▶ [Direction]:
Output the material beneath this task exactly, images excluded.

[Code that draws figures]

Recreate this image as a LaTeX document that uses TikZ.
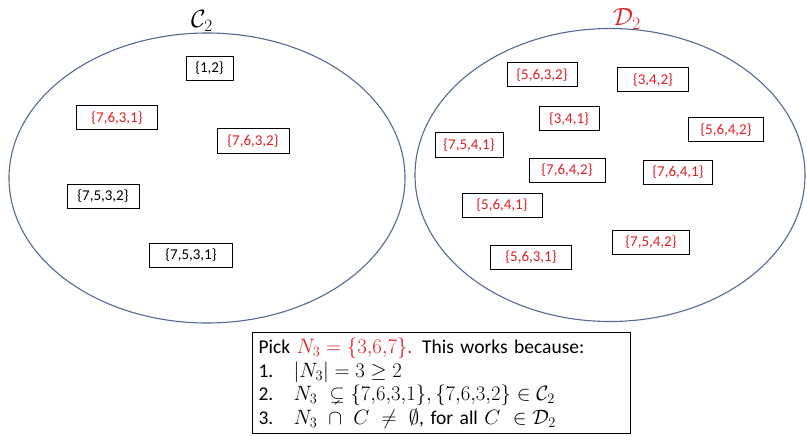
\documentclass[tikz,border=0pt]{standalone}
\usepackage{amsmath,amssymb}
\usepackage{fontspec}
\setmainfont{Carlito}
\definecolor{setred}{RGB}{225,30,35}
\definecolor{ringblue}{RGB}{85,105,145}
\begin{document}
\begin{tikzpicture}[x=1pt,y=-1pt,
  setbox/.style={draw=black,line width=1pt,minimum height=24pt,inner sep=0pt,font=\fontsize{15}{16}\selectfont},
  redset/.style={setbox,text=setred},
  ring/.style={draw=ringblue,line width=1.1pt},
  ringlabel/.style={inner sep=0pt,font=\fontsize{24}{26}\selectfont}]
\useasboundingbox (0,0) rectangle (807,436);
% ellipses
\draw[ring] (207,178) ellipse [x radius=198pt, y radius=145pt];
\draw[ring] (610,175) ellipse [x radius=195pt, y radius=146.5pt];
\node[ringlabel] (Clab) at (202,21) {$\mathcal{C}_2$};
\node[ringlabel,text=setred] (Dlab) at (627,19) {$\mathcal{D}_2$};
% left sets
\node[setbox,minimum width=47pt] (s12) at (209.5,68.5) {\{1,2\}};
\node[redset,minimum width=81pt] (s7631) at (117,118) {\{7,6,3,1\}};
\node[redset,minimum width=72pt] (s7632) at (253,141) {\{7,6,3,2\}};
\node[setbox,minimum width=72pt] (s7532) at (103,196) {\{7,5,3,2\}};
\node[setbox,minimum width=83pt] (s7531) at (191,255) {\{7,5,3,1\}};
% right sets
\node[redset,minimum width=70pt] (s5632) at (542,75) {\{5,6,3,2\}};
\node[redset,minimum width=71pt] (s342) at (653,80) {\{3,4,2\}};
\node[redset,minimum width=60pt] (s341) at (569,119) {\{3,4,1\}};
\node[redset,minimum width=75pt] (s5642) at (726,130) {\{5,6,4,2\}};
\node[redset,minimum width=68pt] (s7541) at (469,145) {\{7,5,4,1\}};
\node[redset,minimum width=76pt] (s7642) at (567,170) {\{7,6,4,2\}};
\node[redset,minimum width=69pt] (s7641) at (678,172) {\{7,6,4,1\}};
\node[redset,minimum width=80pt] (s5641) at (502,205) {\{5,6,4,1\}};
\node[redset,minimum width=77pt] (s7542) at (651,242) {\{7,5,4,2\}};
\node[redset,minimum width=81pt] (s5631) at (531,257) {\{5,6,3,1\}};
% explanation box
\node[draw=black,line width=1pt,anchor=north west,align=left,text width=366pt,minimum height=101pt,
      inner xsep=6pt,inner ysep=0pt,font=\fontsize{19.5}{23.5}\selectfont] (box) at (252,332)
{Pick \textcolor{setred}{$N_3=\{3{,}6{,}7\}$.} This works because:\\
\makebox[35pt][l]{1.}$|N_3|=3\geq 2$\\
\makebox[35pt][l]{2.}$N_3\ \subsetneq\{7{,}6{,}3{,}1\},\{7{,}6{,}3{,}2\}\in\mathcal{C}_2$\\
\makebox[35pt][l]{3.}$N_3\ \cap\ C\ \neq\ \emptyset$, for all $C\ \in\mathcal{D}_2$};
\end{tikzpicture}
\end{document}
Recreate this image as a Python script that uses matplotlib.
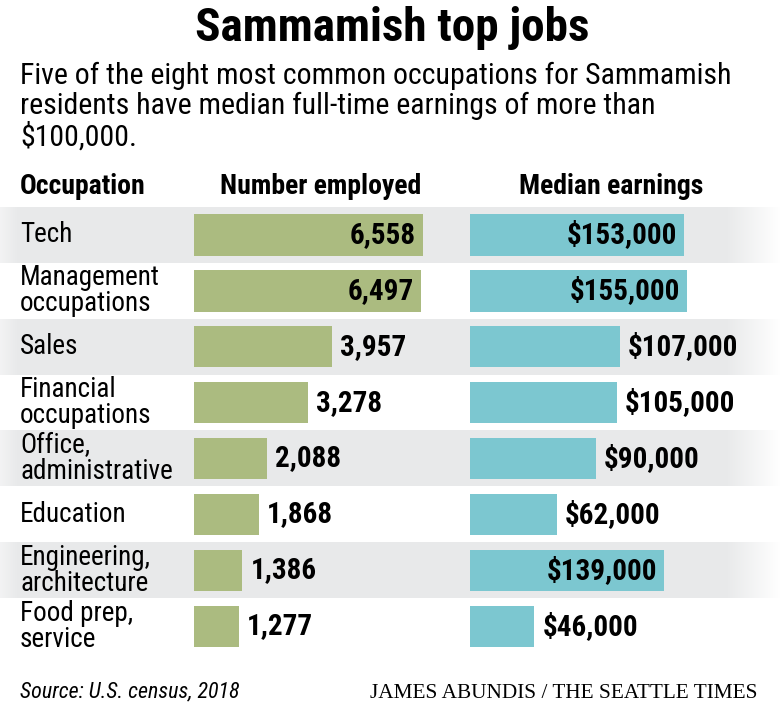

▶ [Written answer]:
Recreate this image as a LaTeX document that uses TikZ.
\documentclass[tikz,border=0pt]{standalone}
\usepackage{amsmath,amssymb}
\usepackage{fontspec}
\setmainfont{Carlito}
\definecolor{setred}{RGB}{225,30,35}
\definecolor{ringblue}{RGB}{85,105,145}
\begin{document}
\begin{tikzpicture}[x=1pt,y=-1pt,
  setbox/.style={draw=black,line width=1pt,minimum height=24pt,inner sep=0pt,font=\fontsize{15}{16}\selectfont},
  redset/.style={setbox,text=setred},
  ring/.style={draw=ringblue,line width=1.1pt},
  ringlabel/.style={inner sep=0pt,font=\fontsize{24}{26}\selectfont}]
\useasboundingbox (0,0) rectangle (807,436);
% ellipses
\draw[ring] (207,178) ellipse [x radius=198pt, y radius=145pt];
\draw[ring] (610,175) ellipse [x radius=195pt, y radius=146.5pt];
\node[ringlabel] (Clab) at (202,21) {$\mathcal{C}_2$};
\node[ringlabel,text=setred] (Dlab) at (627,19) {$\mathcal{D}_2$};
% left sets
\node[setbox,minimum width=47pt] (s12) at (209.5,68.5) {\{1,2\}};
\node[redset,minimum width=81pt] (s7631) at (117,118) {\{7,6,3,1\}};
\node[redset,minimum width=72pt] (s7632) at (253,141) {\{7,6,3,2\}};
\node[setbox,minimum width=72pt] (s7532) at (103,196) {\{7,5,3,2\}};
\node[setbox,minimum width=83pt] (s7531) at (191,255) {\{7,5,3,1\}};
% right sets
\node[redset,minimum width=70pt] (s5632) at (542,75) {\{5,6,3,2\}};
\node[redset,minimum width=71pt] (s342) at (653,80) {\{3,4,2\}};
\node[redset,minimum width=60pt] (s341) at (569,119) {\{3,4,1\}};
\node[redset,minimum width=75pt] (s5642) at (726,130) {\{5,6,4,2\}};
\node[redset,minimum width=68pt] (s7541) at (469,145) {\{7,5,4,1\}};
\node[redset,minimum width=76pt] (s7642) at (567,170) {\{7,6,4,2\}};
\node[redset,minimum width=69pt] (s7641) at (678,172) {\{7,6,4,1\}};
\node[redset,minimum width=80pt] (s5641) at (502,205) {\{5,6,4,1\}};
\node[redset,minimum width=77pt] (s7542) at (651,242) {\{7,5,4,2\}};
\node[redset,minimum width=81pt] (s5631) at (531,257) {\{5,6,3,1\}};
% explanation box
\node[draw=black,line width=1pt,anchor=north west,align=left,text width=366pt,minimum height=101pt,
      inner xsep=6pt,inner ysep=0pt,font=\fontsize{19.5}{23.5}\selectfont] (box) at (252,332)
{Pick \textcolor{setred}{$N_3=\{3{,}6{,}7\}$.} This works because:\\
\makebox[35pt][l]{1.}$|N_3|=3\geq 2$\\
\makebox[35pt][l]{2.}$N_3\ \subsetneq\{7{,}6{,}3{,}1\},\{7{,}6{,}3{,}2\}\in\mathcal{C}_2$\\
\makebox[35pt][l]{3.}$N_3\ \cap\ C\ \neq\ \emptyset$, for all $C\ \in\mathcal{D}_2$};
\end{tikzpicture}
\end{document}
Recreate this image as a Python script that uses matplotlib.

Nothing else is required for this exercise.